Comme le disait la Cour d’appel dans l’arrêt Benjamin : « si le règlement de zonage n’est pas modifié, Benjamin aura pour seul privilège le droit de payer des taxes sur un terrain qu’il ne pourra ni utiliser ni vendre ». Cette citation aurait pu s’appliquer assez bien à la situation vécue par les propriétaires en l’espèce, n’eût été l’intervention du tribunal pour en forcer l’acquisition par la municipalité.

De plus, la manière dont le conseil a exercé son pouvoir réglementaire, dans le contexte particulier d’un objectif de protection du patrimoine prévu par la Loi sur le patrimoine culturel, a certainement contribué au rejet de la défense présentée par la municipalité. Rappelons que le conseil n’avait adopté aucun critère ni condition susceptible de mener à l’autorisation d’un développement résidentiel conciliable avec la protection patrimoniale du site et les vestiges qui s’y trouvent. Ce silence a certainement appuyé la conclusion du tribunal à l’effet que la volonté réelle du conseil était l’absence de toute nouvelle construction sur ce site. Ce choix aura des conséquences pour les contribuables de la municipalité.

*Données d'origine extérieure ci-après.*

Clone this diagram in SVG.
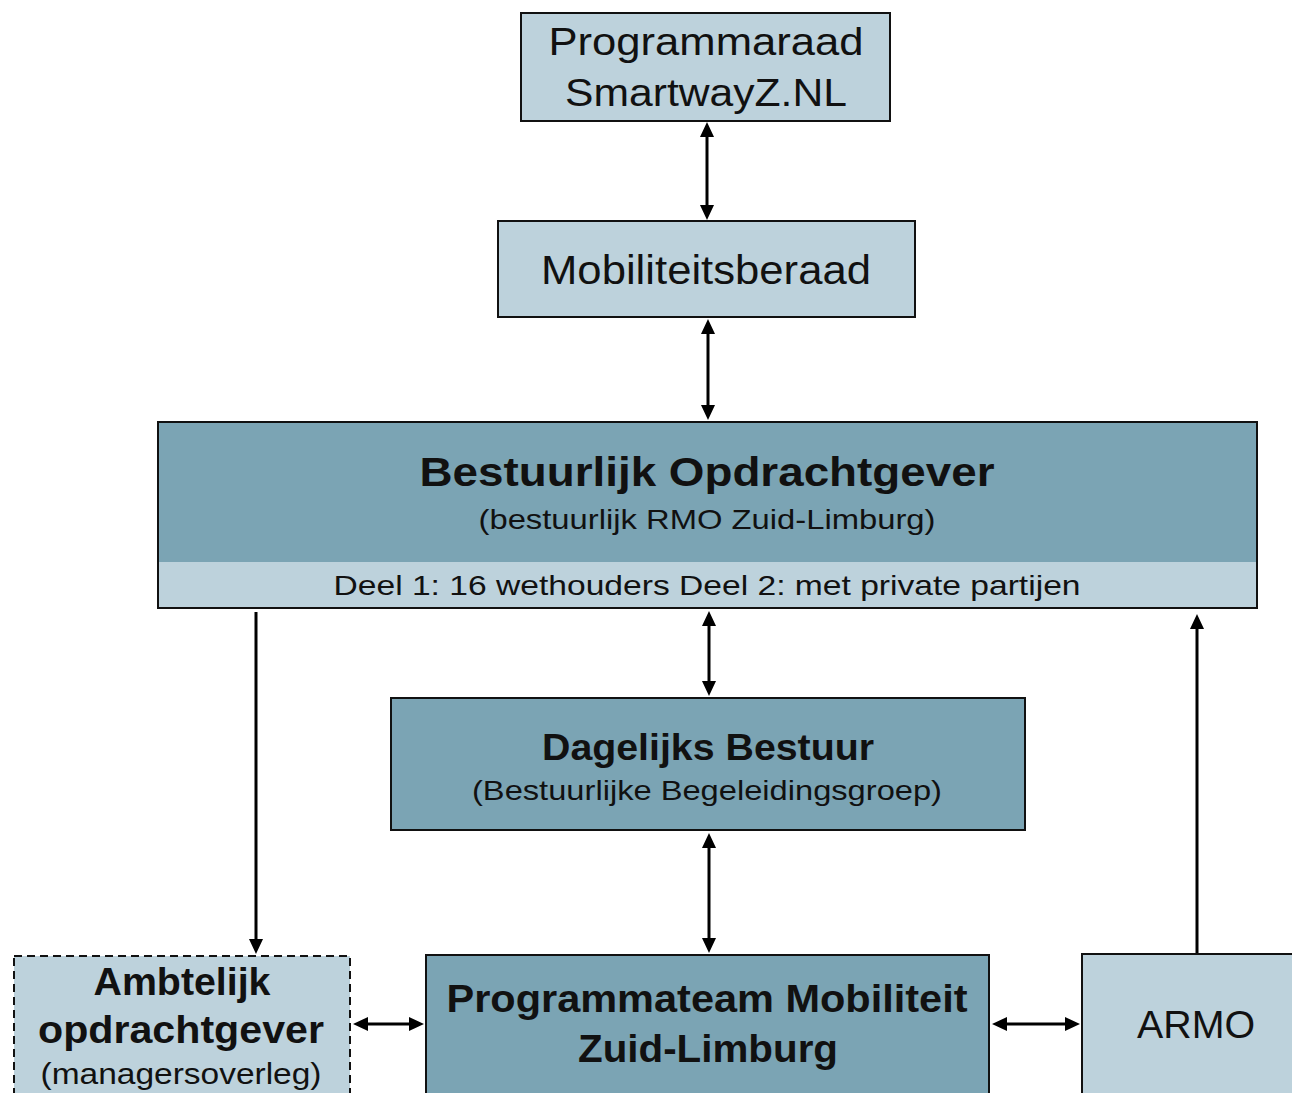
<svg xmlns="http://www.w3.org/2000/svg" width="1292" height="1093" viewBox="0 0 1292 1093">
<style>
.light{fill:#bdd2dc;stroke:#111;stroke-width:2}
.dark{fill:#7ba4b4;stroke:#111;stroke-width:2}
.dash{fill:#bdd2dc;stroke:#111;stroke-width:2;stroke-dasharray:8 5}
text{font-family:"Liberation Sans",Arial,sans-serif;fill:#111;text-anchor:middle}
.b{font-weight:bold}
.c line{stroke:#000;stroke-width:3}
</style>
<defs>
<marker id="ah" viewBox="0 0 15 14" refX="5" refY="7" markerWidth="15" markerHeight="14" markerUnits="userSpaceOnUse" orient="auto-start-reverse">
<path d="M0,0 L15,7 L0,14 z" fill="#000"/>
</marker>
</defs>
<g id="programmaraad">
<rect class="light" x="521" y="13" width="369" height="108"/>
<text x="706" y="55" font-size="38" textLength="315" lengthAdjust="spacingAndGlyphs">Programmaraad</text>
<text x="706" y="106" font-size="38" textLength="282" lengthAdjust="spacingAndGlyphs">SmartwayZ.NL</text>
</g>
<g id="mobiliteitsberaad">
<rect class="light" x="498" y="221" width="417" height="96"/>
<text x="706" y="284" font-size="40" textLength="330" lengthAdjust="spacingAndGlyphs">Mobiliteitsberaad</text>
</g>
<g id="bestuurlijk">
<rect x="158" y="422" width="1099" height="186" fill="#7ba4b4"/>
<rect x="158" y="562" width="1099" height="46" fill="#bdd2dc"/>
<rect x="158" y="422" width="1099" height="186" fill="none" stroke="#111" stroke-width="2"/>
<text class="b" x="707" y="486" font-size="40" textLength="575" lengthAdjust="spacingAndGlyphs">Bestuurlijk Opdrachtgever</text>
<text x="707" y="529" font-size="28" textLength="457" lengthAdjust="spacingAndGlyphs">(bestuurlijk RMO Zuid-Limburg)</text>
<text x="707" y="595" font-size="28" textLength="747" lengthAdjust="spacingAndGlyphs">Deel 1: 16 wethouders Deel 2: met private partijen</text>
</g>
<g id="dagelijks">
<rect class="dark" x="391" y="698" width="634" height="132"/>
<text class="b" x="708" y="760" font-size="36" textLength="332" lengthAdjust="spacingAndGlyphs">Dagelijks Bestuur</text>
<text x="707" y="800" font-size="28" textLength="470" lengthAdjust="spacingAndGlyphs">(Bestuurlijke Begeleidingsgroep)</text>
</g>
<g id="programmateam">
<rect class="dark" x="426" y="955" width="563" height="150"/>
<text class="b" x="707" y="1012" font-size="38" textLength="521" lengthAdjust="spacingAndGlyphs">Programmateam Mobiliteit</text>
<text class="b" x="708" y="1062" font-size="38" textLength="260" lengthAdjust="spacingAndGlyphs">Zuid-Limburg</text>
</g>
<g id="armo">
<rect class="light" x="1082" y="954" width="220" height="150"/>
<text x="1196" y="1038" font-size="38" textLength="118" lengthAdjust="spacingAndGlyphs">ARMO</text>
</g>
<g id="ambtelijk">
<rect class="dash" x="14" y="956" width="336" height="150"/>
<text class="b" x="182" y="995" font-size="38" textLength="177" lengthAdjust="spacingAndGlyphs">Ambtelijk</text>
<text class="b" x="181" y="1043" font-size="38" textLength="286" lengthAdjust="spacingAndGlyphs">opdrachtgever</text>
<text x="181" y="1084" font-size="30" textLength="281" lengthAdjust="spacingAndGlyphs">(managersoverleg)</text>
</g>
<g id="connectors" class="c">
<line x1="707" y1="132" x2="707" y2="210" marker-start="url(#ah)" marker-end="url(#ah)"/>
<line x1="708" y1="329" x2="708" y2="410" marker-start="url(#ah)" marker-end="url(#ah)"/>
<line x1="709" y1="621" x2="709" y2="686" marker-start="url(#ah)" marker-end="url(#ah)"/>
<line x1="709" y1="843" x2="709" y2="943" marker-start="url(#ah)" marker-end="url(#ah)"/>
<line x1="256" y1="612" x2="256" y2="944" marker-end="url(#ah)"/>
<line x1="1197" y1="953" x2="1197" y2="624" marker-end="url(#ah)"/>
<line x1="363" y1="1024" x2="414" y2="1024" marker-start="url(#ah)" marker-end="url(#ah)"/>
<line x1="1002" y1="1024" x2="1070" y2="1024" marker-start="url(#ah)" marker-end="url(#ah)"/>
</g>
</svg>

Cette affaire se démarque parce qu’elle traite de protection du patrimoine plutôt que de zonage. Cela dit, elle ne répond pas aux questions que soulève la notion d’expropriation déguisée en contexte de prohibitions autorisées par la Loi sur l’aménagement et l’urbanisme, notamment les pouvoirs en matière de préservation des milieux humides et des zones inondables (art. 113 16). Des litiges sont actifs et en attente de jugement concernant ces autres pouvoirs. À suivre.